Ensuring that your foundation makes impactful grants to the right nonprofit partners starts with a thorough proposal evaluation. A proposal should include more than just the organization’s mission statement and program description.
To help you better evaluate submissions so that you are set up for success, here are nine items you should look for in any grant proposal:
- Organization Background & Experience: Has this organization run similar programs in the past—similar budgets, focus area, geography? Does their previous experience set them up for success with this new program?
- Financial health of organization: Make sure you take a look at the nonprofit’s financial records and ensure that there are no red flags that could indicate this may be an unwise investment.
- Program Partners: If the nonprofit will be working with other partners (whether nonprofit, academic, government, even other grantmakers), are these partners experienced in this type of program? Are they subject matter experts or invested in the target community? What specific roles will the partners play, and how will their activities be tracked? If there aren’t other partners, are you comfortable that the one organization can fully implement the program on its own?
- Program Description: This should be more than a few sentences with high level goals. The proposal should include a detailed description of how the program will be executed, how exactly the pieces fit together to achieve the desired outcome, and of the different phases involved in implementing and running the program. Which leads us to #5…
- Program Timeline: Of course, even the best laid plans are subject to change, but the proposal should include a general timeline of when the various parts of the program will be executed, how the program will ultimately come together. This timeline should serve to help you, as the grantmaker, to monitor the progress of the grant and ensure it’s on track with hitting various milestones.
- Measurement Plan: Has an appropriate plan been laid out to monitor and measure the program outcomes? If appropriate for the grant size, is an experienced independent evaluator involved to administer the outcomes measurement plan? Or if being implemented internally, do the staff tasked with tracking results have the appropriate knowledge and experience to accurately do so?
- Sustainability Plan: Has the organization specified a plan to obtain continued funding and/or an ability to self-sustain the program after the grant period has ended? In other words, is the nonprofit already thinking about what happens after this grant?
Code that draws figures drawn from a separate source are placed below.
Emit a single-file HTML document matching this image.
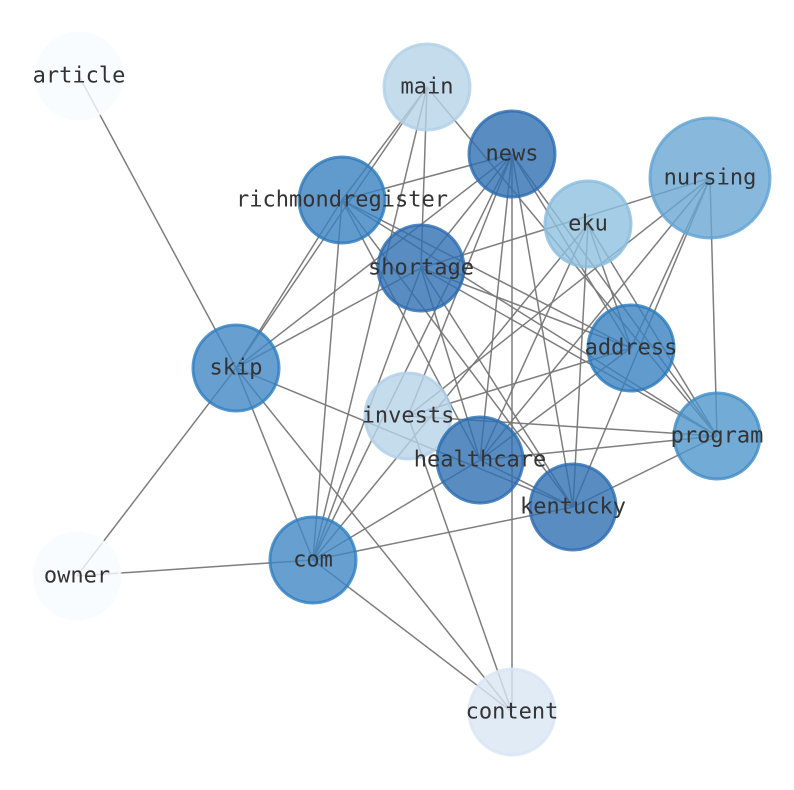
<!DOCTYPE html>
<html><head><meta charset="utf-8"><style>html,body{margin:0;padding:0;background:#fff}svg{display:block}</style></head><body>
<svg width="794" height="790" viewBox="0 0 794 790" xmlns="http://www.w3.org/2000/svg">
<g stroke="#777" stroke-width="1.5" stroke-opacity="0.95">
<line x1="79" y1="76" x2="236" y2="368"/>
<line x1="77" y1="576" x2="236" y2="368"/>
<line x1="77" y1="576" x2="313" y2="560"/>
<line x1="427" y1="87" x2="342" y2="200"/>
<line x1="427" y1="87" x2="236" y2="368"/>
<line x1="427" y1="87" x2="421" y2="268"/>
<line x1="427" y1="87" x2="313" y2="560"/>
<line x1="427" y1="87" x2="717" y2="436"/>
<line x1="512" y1="154" x2="342" y2="200"/>
<line x1="512" y1="154" x2="236" y2="368"/>
<line x1="512" y1="154" x2="421" y2="268"/>
<line x1="512" y1="154" x2="313" y2="560"/>
<line x1="512" y1="154" x2="408" y2="416"/>
<line x1="512" y1="154" x2="480" y2="460"/>
<line x1="512" y1="154" x2="512" y2="712"/>
<line x1="512" y1="154" x2="573" y2="507"/>
<line x1="512" y1="154" x2="631" y2="348"/>
<line x1="512" y1="154" x2="717" y2="436"/>
<line x1="710" y1="178" x2="421" y2="268"/>
<line x1="710" y1="178" x2="480" y2="460"/>
<line x1="710" y1="178" x2="573" y2="507"/>
<line x1="710" y1="178" x2="631" y2="348"/>
<line x1="710" y1="178" x2="717" y2="436"/>
<line x1="710" y1="178" x2="408" y2="416"/>
<line x1="342" y1="200" x2="236" y2="368"/>
<line x1="342" y1="200" x2="313" y2="560"/>
<line x1="342" y1="200" x2="480" y2="460"/>
<line x1="342" y1="200" x2="573" y2="507"/>
<line x1="342" y1="200" x2="631" y2="348"/>
<line x1="342" y1="200" x2="717" y2="436"/>
<line x1="588" y1="224" x2="313" y2="560"/>
<line x1="588" y1="224" x2="480" y2="460"/>
<line x1="588" y1="224" x2="573" y2="507"/>
<line x1="588" y1="224" x2="631" y2="348"/>
<line x1="588" y1="224" x2="717" y2="436"/>
<line x1="421" y1="268" x2="236" y2="368"/>
<line x1="421" y1="268" x2="480" y2="460"/>
<line x1="421" y1="268" x2="573" y2="507"/>
<line x1="421" y1="268" x2="631" y2="348"/>
<line x1="421" y1="268" x2="717" y2="436"/>
<line x1="421" y1="268" x2="313" y2="560"/>
<line x1="236" y1="368" x2="313" y2="560"/>
<line x1="236" y1="368" x2="512" y2="712"/>
<line x1="236" y1="368" x2="573" y2="507"/>
<line x1="480" y1="460" x2="313" y2="560"/>
<line x1="480" y1="460" x2="717" y2="436"/>
<line x1="480" y1="460" x2="631" y2="348"/>
<line x1="480" y1="460" x2="573" y2="507"/>
<line x1="573" y1="507" x2="313" y2="560"/>
<line x1="573" y1="507" x2="717" y2="436"/>
<line x1="313" y1="560" x2="512" y2="712"/>
<line x1="408" y1="416" x2="717" y2="436"/>
<line x1="408" y1="416" x2="631" y2="348"/>
<line x1="408" y1="416" x2="512" y2="712"/>
</g>
<g stroke-width="3" stroke-opacity="0.8" fill-opacity="0.8">
<circle cx="79" cy="76" r="43" fill="#f7fbff" stroke="#f7fbff"/>
<circle cx="77" cy="576" r="43" fill="#f7fbff" stroke="#f7fbff"/>
<circle cx="512" cy="712" r="43" fill="#d8e6f4" stroke="#d8e6f4"/>
<circle cx="427" cy="87" r="43" fill="#b6d3e9" stroke="#b0cfe7"/>
<circle cx="408" cy="416" r="43" fill="#b6d3e9" stroke="#b0cfe7"/>
<circle cx="588" cy="224" r="43" fill="#8fc0de" stroke="#8abddd"/>
<circle cx="710" cy="178" r="60" fill="#6aa8d4" stroke="#60a2d2"/>
<circle cx="717" cy="436" r="43" fill="#4f96cb" stroke="#3f8cc6"/>
<circle cx="236" cy="368" r="43" fill="#4087c4" stroke="#2e7ec0"/>
<circle cx="313" cy="560" r="43" fill="#4087c4" stroke="#2e7ec0"/>
<circle cx="342" cy="200" r="43" fill="#3a82c1" stroke="#2a79bc"/>
<circle cx="631" cy="348" r="43" fill="#3a82c1" stroke="#2a79bc"/>
<circle cx="421" cy="268" r="43" fill="#3071b3" stroke="#2a6bb0"/>
<circle cx="512" cy="154" r="43" fill="#3071b3" stroke="#2a6bb0"/>
<circle cx="480" cy="460" r="43" fill="#3071b3" stroke="#2a6bb0"/>
<circle cx="573" cy="507" r="43" fill="#3071b3" stroke="#2a6bb0"/>
</g>
<g font-family="'DejaVu Sans Mono','Liberation Mono',monospace" font-size="22" fill="#333" text-anchor="middle" dominant-baseline="central">
<text x="79" y="76">article</text>
<text x="77" y="576">owner</text>
<text x="512" y="712">content</text>
<text x="427" y="87">main</text>
<text x="408" y="416">invests</text>
<text x="588" y="224">eku</text>
<text x="710" y="178">nursing</text>
<text x="717" y="436">program</text>
<text x="236" y="368">skip</text>
<text x="313" y="560">com</text>
<text x="342" y="200">richmondregister</text>
<text x="631" y="348">address</text>
<text x="421" y="268">shortage</text>
<text x="512" y="154">news</text>
<text x="480" y="460">healthcare</text>
<text x="573" y="507">kentucky</text>
</g>
</svg>
</body></html>
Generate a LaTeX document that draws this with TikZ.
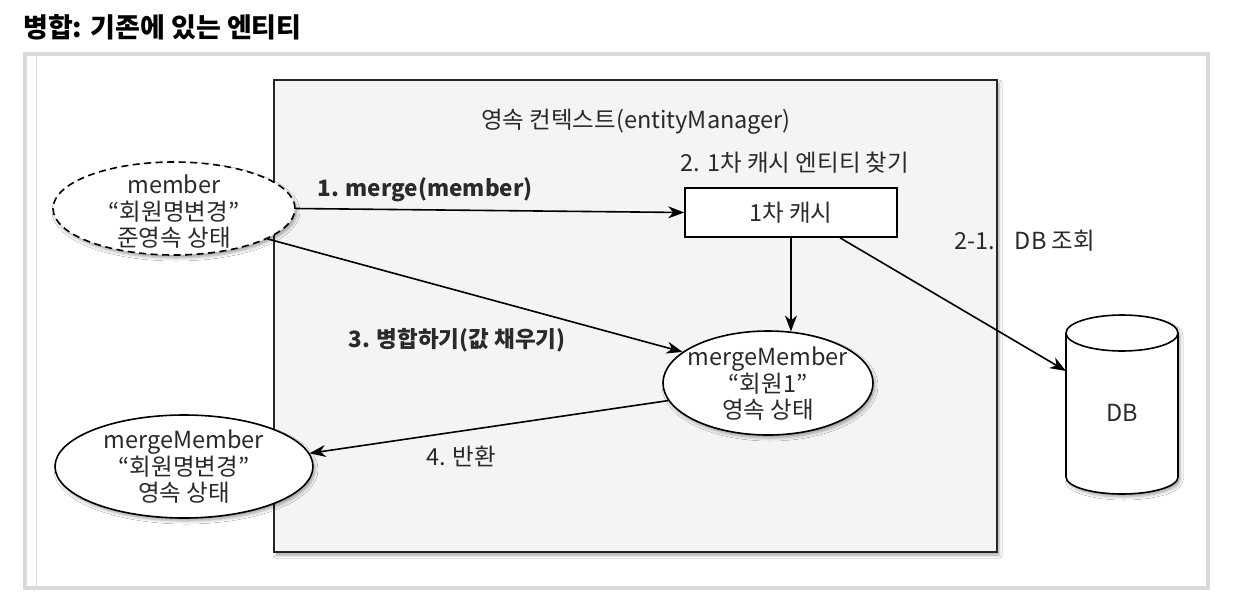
\documentclass[tikz,border=0pt]{standalone}
\usepackage{fontspec}
\setmainfont{Noto Sans CJK KR}
\usetikzlibrary{arrows.meta,shapes.geometric,shadows.blur}
\definecolor{txt}{HTML}{2A2A2A}
\definecolor{ctxfill}{HTML}{F4F4F4}
\definecolor{frame}{HTML}{D9D9D9}
\begin{document}
\begin{tikzpicture}[x=1pt,y=-1pt,
  lbl/.style={text=txt, font=\fontsize{23.5}{26.5}\selectfont, align=center, inner sep=0pt},
  boldlbl/.style={lbl, font=\bfseries\fontsize{22.5}{26.5}\selectfont},
  titlelbl/.style={text=black, font=\bfseries\fontsize{27}{30}\selectfont, inner sep=0pt, anchor=west},
  arr/.style={draw=black, line width=1.6pt, -{Stealth[length=16pt,width=12pt,inset=5pt]}},
  ell/.style={ellipse, draw=black, line width=1.6pt, fill=white, inner sep=0pt},
  shad/.style={blur shadow={shadow xshift=2pt, shadow yshift=-3pt, shadow blur radius=3pt, shadow opacity=35}},
]
\useasboundingbox (0,0) rectangle (1236,603);
\fill[white] (0,0) rectangle (1236,603);
% title
\node[titlelbl] (title) at (23,27) {병합: 기존에 있는 엔티티};
% outer frame
\draw[line width=4.2pt, frame] (24.7,54) rectangle (1208,587.7);
\draw[line width=0.9pt, frame] (36,56) -- (36,585.6);
% persistence context box
\node[draw=black!85, line width=2pt, fill=ctxfill, minimum width=723pt, minimum height=472pt, inner sep=0pt, shad] (pc) at (635.5,316) {};
\node[lbl] (pctitle) at (636,122) {영속 컨텍스트(entityManager)};
% first-level cache
\node[lbl] (findlbl) at (795,163) {2. 1차 캐시 엔티티 찾기};
\node[draw=black, line width=1.6pt, fill=white, minimum width=212pt, minimum height=49pt, inner sep=0pt] (cache) at (791,212.5) {};
\node[lbl] (cachet) at (cache) {1차 캐시};
% merged member in context
\node[ell, minimum width=210pt, minimum height=104pt, shad] (mm) at (768,383) {};
\node[lbl] (mmt) at (768,384) {mergeMember\\“회원1”\\영속 상태};
% detached member
\node[ell, dashed, dash pattern=on 7pt off 4.5pt, minimum width=242pt, minimum height=93pt, shad] (member) at (174,208.5) {};
\node[lbl] (membert) at (174,212) {member\\“회원명변경”\\준영속 상태};
% returned member
\node[ell, minimum width=258pt, minimum height=103pt, shad] (ret) at (184,466.5) {};
\node[lbl] (rett) at (184,467) {mergeMember\\“회원명변경”\\영속 상태};
% DB cylinder
\filldraw[fill=white, line width=1.6pt, shad] (1066,333) -- (1066,477) arc[start angle=180, end angle=0, x radius=56, y radius=17] -- (1178,333) arc[start angle=0, end angle=-180, x radius=56, y radius=18] -- cycle;
\draw[line width=1.6pt] (1066,333) arc[start angle=180, end angle=0, x radius=56, y radius=18];
\node[lbl] (db) at (1122,413) {DB};
\coordinate (dbin) at (1066,371);
\node[lbl, anchor=west] (dblbl) at (954,241) {2-1.\hspace{0.85em}DB 조회};
% arrows
\draw[arr] (member.east) -- (cache.west);
\node[boldlbl] (l1) at (425,190) {1. merge(member)};
\draw[arr] (cache.south -| 791,0) -- (mm.66);
\draw[arr] ([xshift=49pt]cache.south) -- (dbin);
\draw[arr] (member.-18) -- (mm.160);
\node[boldlbl] (l3) at (457,340) {3. 병합하기(값 채우기)};
\draw[arr] (mm.190) -- (ret.6);
\node[lbl] (l4) at (461,456) {4. 반환};
\end{tikzpicture}
\end{document}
- Communications Plan: Does the proposal outline an appropriate communications plan as part of the overall program, to promote awareness and gain buy-in from the target population? And separately, does the proposal outline how the organization will publicize the program, share learnings at conferences and in publications, etc.?
- Detailed Budget: Does the proposal include a detailed line-item budget? Does the line-item budget include reasonable costs (meaning neither inflated nor underestimated) for personnel and program-related expenses? A detailed budget enables you to be a good steward of your foundation’s grant funds.
In my experience as a former corporate grantmaker, if a grant proposal includes satisfactory responses to these nine elements, that’s a good indicator that the organization has carefully thought the project through and will be a great grantee partner. Don’t be afraid to ask questions and have a two-way conversation about the application responses—some of my most successful grants resulted from working together to refine the proposal by sharing experience based on past learnings. And make sure that you have the right technology in place that allows you to easily ask for and collect this information in applications. A clear, easy-to-use application form will help set you and your partners up for success from the very beginning.